▸ DATA SECTION:
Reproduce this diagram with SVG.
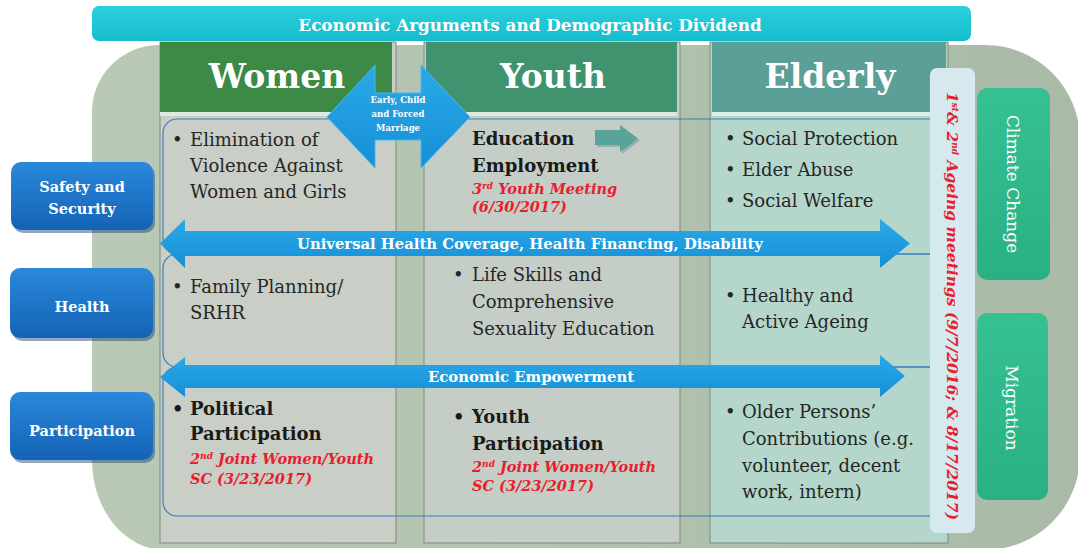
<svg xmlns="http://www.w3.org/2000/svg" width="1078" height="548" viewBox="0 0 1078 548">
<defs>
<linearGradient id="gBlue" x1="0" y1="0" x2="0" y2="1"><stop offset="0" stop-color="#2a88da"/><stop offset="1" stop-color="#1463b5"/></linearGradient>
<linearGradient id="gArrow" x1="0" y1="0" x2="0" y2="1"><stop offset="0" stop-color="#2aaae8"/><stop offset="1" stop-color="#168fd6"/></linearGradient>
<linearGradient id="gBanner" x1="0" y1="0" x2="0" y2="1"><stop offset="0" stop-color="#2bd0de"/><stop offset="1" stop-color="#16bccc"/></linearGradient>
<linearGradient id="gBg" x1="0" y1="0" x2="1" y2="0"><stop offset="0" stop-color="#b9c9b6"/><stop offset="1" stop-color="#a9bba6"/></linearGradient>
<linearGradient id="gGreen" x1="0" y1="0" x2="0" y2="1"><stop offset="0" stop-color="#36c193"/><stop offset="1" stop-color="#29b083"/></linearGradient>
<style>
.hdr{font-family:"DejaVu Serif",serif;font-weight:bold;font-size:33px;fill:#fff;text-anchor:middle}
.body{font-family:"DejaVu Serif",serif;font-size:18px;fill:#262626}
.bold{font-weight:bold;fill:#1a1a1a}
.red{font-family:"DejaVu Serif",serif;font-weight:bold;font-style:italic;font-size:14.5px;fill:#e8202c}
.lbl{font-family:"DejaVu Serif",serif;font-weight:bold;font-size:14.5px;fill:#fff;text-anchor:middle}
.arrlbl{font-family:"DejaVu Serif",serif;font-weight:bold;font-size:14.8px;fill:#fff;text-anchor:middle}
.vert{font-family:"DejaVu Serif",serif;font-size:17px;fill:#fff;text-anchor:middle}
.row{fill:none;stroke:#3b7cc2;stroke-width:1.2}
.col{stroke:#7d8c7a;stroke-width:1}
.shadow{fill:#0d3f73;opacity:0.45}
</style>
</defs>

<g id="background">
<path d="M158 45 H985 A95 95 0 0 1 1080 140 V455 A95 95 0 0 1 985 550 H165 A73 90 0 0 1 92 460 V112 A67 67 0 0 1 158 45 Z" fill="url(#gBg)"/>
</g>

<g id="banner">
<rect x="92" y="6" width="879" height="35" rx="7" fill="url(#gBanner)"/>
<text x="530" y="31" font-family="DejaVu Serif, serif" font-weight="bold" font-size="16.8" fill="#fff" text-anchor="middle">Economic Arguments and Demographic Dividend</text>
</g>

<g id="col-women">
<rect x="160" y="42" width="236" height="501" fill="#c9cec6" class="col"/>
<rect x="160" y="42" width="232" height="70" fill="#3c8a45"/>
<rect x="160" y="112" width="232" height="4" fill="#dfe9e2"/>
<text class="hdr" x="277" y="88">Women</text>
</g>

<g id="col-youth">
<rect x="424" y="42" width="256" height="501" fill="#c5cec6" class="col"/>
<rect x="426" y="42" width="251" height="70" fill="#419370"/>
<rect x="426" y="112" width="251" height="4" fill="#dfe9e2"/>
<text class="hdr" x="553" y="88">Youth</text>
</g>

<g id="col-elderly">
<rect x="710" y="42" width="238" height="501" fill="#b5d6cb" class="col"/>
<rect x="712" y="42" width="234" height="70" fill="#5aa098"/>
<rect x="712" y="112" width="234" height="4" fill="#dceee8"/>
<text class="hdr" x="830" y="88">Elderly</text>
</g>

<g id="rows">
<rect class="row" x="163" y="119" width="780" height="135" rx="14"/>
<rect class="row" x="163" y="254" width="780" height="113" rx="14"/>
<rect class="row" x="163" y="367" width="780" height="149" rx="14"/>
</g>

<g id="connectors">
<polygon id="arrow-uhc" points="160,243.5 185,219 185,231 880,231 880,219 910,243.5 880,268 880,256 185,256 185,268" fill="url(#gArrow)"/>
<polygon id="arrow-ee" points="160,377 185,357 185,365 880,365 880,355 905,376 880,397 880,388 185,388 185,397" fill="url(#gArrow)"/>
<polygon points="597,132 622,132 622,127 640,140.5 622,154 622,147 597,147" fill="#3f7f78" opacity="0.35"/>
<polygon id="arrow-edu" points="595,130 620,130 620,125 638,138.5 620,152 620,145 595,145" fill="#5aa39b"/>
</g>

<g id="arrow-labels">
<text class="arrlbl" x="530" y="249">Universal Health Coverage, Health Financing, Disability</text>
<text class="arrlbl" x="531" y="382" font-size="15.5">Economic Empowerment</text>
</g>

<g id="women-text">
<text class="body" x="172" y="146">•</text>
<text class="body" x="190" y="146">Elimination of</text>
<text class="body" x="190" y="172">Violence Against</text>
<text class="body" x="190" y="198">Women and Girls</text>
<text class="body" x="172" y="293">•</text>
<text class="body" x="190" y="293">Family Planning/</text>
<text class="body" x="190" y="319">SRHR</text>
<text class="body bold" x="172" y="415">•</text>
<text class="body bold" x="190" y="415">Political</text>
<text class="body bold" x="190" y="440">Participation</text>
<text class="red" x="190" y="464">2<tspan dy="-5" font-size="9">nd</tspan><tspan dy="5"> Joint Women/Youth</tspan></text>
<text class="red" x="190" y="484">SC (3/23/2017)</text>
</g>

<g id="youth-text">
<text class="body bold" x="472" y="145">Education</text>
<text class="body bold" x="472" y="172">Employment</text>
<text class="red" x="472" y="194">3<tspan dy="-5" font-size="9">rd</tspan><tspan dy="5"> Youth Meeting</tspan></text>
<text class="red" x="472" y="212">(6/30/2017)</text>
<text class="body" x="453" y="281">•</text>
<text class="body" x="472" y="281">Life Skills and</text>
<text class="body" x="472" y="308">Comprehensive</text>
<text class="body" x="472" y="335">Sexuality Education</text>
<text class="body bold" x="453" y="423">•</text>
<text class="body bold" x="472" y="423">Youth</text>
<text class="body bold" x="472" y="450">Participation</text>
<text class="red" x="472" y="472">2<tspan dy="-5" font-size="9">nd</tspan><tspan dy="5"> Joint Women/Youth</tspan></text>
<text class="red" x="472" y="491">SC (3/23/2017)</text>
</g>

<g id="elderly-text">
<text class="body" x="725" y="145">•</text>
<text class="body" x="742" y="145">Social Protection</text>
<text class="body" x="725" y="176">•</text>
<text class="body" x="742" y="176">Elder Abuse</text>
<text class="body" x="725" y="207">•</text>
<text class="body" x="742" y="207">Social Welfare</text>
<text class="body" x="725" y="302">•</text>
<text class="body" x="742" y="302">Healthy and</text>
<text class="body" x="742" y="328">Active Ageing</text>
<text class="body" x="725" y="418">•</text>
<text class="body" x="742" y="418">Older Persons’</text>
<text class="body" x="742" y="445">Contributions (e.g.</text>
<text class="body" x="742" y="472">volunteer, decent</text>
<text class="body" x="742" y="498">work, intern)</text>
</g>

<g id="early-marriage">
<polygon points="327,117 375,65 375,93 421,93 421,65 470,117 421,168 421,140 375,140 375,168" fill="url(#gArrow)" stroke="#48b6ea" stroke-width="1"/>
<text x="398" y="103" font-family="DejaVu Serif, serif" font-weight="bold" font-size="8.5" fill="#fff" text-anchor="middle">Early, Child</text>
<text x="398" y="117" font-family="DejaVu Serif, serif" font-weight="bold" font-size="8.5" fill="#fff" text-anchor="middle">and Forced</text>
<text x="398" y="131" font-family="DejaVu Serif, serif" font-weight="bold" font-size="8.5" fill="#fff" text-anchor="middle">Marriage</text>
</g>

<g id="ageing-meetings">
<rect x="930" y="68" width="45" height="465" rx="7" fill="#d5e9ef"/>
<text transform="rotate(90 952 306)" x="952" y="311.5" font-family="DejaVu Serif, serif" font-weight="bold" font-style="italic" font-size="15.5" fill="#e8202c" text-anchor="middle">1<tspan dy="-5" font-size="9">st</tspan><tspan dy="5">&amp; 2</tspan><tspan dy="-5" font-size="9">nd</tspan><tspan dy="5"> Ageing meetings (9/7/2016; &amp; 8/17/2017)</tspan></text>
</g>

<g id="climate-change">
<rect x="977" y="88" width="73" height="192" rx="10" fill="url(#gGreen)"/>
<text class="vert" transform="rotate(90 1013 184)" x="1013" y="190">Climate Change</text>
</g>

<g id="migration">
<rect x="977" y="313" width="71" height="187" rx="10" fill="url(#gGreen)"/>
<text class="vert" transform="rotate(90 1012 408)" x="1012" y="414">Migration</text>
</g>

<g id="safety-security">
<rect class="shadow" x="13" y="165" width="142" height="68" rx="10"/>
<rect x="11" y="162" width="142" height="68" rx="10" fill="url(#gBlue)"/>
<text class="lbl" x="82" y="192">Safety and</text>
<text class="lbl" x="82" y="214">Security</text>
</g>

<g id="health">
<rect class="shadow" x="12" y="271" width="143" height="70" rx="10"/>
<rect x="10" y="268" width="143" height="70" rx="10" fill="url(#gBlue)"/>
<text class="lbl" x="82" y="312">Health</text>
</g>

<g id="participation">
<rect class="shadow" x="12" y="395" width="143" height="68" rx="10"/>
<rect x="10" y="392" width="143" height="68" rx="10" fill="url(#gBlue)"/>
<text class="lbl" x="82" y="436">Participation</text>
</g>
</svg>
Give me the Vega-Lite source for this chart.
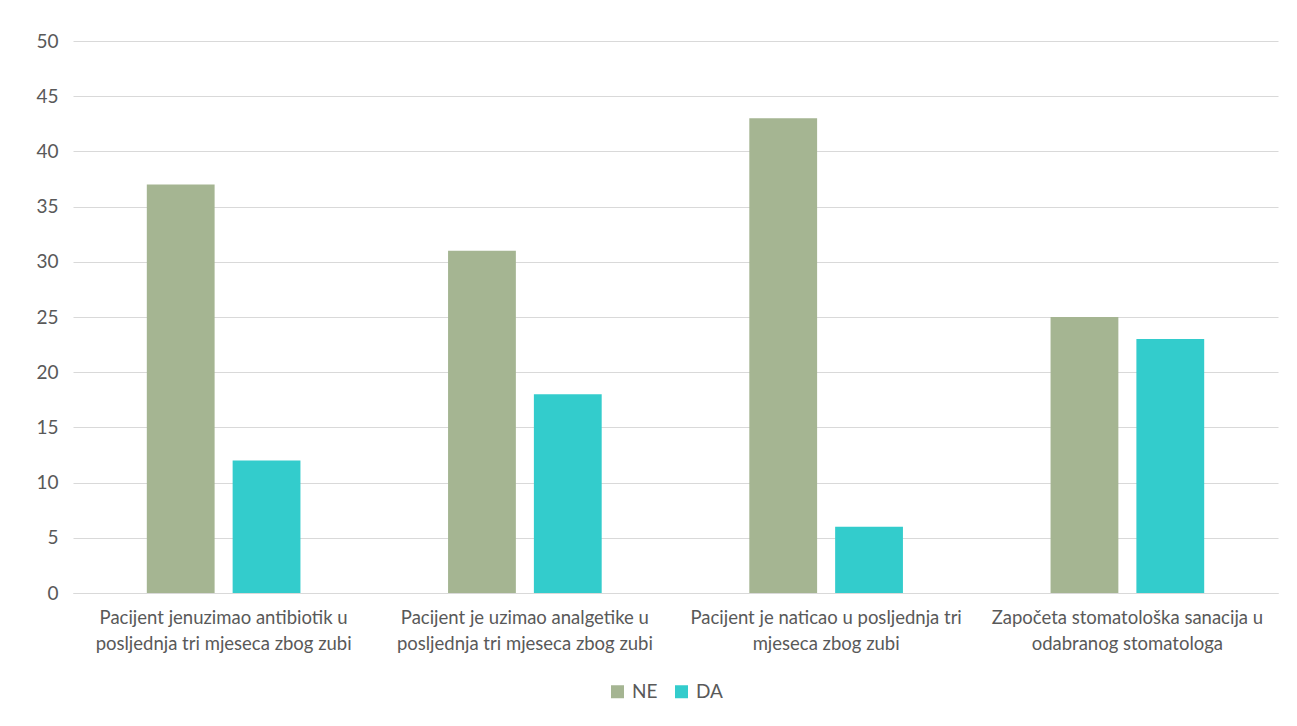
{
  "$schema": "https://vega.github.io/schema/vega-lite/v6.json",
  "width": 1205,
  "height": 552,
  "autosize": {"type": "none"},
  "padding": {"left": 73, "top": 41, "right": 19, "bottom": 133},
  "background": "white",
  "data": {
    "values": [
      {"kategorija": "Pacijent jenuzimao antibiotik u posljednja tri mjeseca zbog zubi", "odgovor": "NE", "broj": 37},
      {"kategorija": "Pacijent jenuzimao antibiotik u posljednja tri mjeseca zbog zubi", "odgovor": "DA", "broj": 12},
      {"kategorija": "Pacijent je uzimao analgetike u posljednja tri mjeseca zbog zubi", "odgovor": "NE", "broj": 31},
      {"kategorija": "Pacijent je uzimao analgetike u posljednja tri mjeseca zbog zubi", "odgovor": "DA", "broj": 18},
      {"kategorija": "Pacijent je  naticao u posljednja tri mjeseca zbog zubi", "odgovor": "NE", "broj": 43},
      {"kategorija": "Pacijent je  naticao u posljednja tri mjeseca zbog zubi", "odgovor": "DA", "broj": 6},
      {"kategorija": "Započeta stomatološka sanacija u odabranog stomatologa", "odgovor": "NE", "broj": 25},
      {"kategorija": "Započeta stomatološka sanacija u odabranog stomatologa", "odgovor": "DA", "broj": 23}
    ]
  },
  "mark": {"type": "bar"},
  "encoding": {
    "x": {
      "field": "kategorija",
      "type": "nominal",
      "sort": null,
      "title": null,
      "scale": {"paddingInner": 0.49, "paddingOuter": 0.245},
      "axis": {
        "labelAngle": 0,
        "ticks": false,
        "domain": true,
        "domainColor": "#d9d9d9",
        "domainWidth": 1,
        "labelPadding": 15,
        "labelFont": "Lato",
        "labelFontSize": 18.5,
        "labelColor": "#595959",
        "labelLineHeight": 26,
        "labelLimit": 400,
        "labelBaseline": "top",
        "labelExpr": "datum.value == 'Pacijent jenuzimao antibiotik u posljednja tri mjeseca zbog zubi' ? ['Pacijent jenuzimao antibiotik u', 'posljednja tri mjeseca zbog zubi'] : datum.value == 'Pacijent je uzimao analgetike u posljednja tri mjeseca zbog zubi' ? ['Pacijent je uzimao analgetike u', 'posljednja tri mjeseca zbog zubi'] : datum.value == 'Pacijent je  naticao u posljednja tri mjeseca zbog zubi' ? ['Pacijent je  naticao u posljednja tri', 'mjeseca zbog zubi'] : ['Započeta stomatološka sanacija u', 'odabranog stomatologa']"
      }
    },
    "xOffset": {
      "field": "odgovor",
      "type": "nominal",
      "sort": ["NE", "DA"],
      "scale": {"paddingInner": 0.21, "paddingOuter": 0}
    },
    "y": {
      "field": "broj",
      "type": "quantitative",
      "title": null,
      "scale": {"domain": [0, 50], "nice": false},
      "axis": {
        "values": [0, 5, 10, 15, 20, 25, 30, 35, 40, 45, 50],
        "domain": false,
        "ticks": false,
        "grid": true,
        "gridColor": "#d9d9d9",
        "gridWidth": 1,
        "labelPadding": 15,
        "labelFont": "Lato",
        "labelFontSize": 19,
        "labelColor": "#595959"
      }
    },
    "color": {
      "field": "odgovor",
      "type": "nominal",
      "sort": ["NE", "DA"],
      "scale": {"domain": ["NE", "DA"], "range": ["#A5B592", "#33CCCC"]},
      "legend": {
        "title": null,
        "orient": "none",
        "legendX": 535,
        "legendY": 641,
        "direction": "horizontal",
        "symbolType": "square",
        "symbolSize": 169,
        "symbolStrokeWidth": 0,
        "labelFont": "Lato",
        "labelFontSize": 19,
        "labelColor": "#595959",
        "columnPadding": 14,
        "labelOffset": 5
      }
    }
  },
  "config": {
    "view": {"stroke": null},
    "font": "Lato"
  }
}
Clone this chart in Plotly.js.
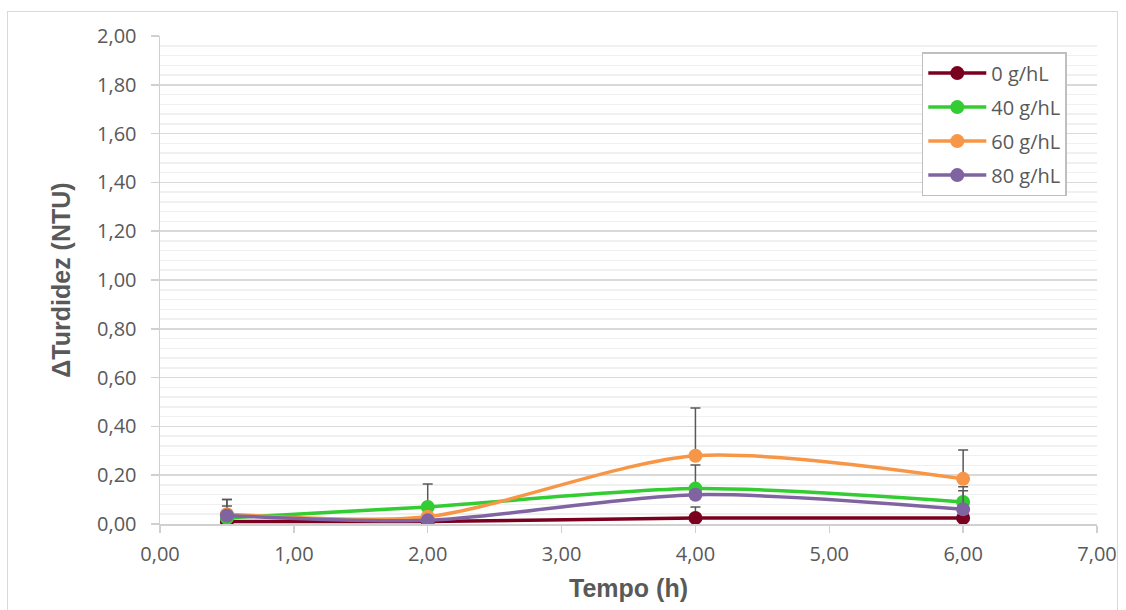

▸ STATED TASK: Show every line where the string "chart" appears.

▸ EXERCISE SOLUTION:
Give me the Vega-Lite source for this chart.
Clone this chart in Plotly.js.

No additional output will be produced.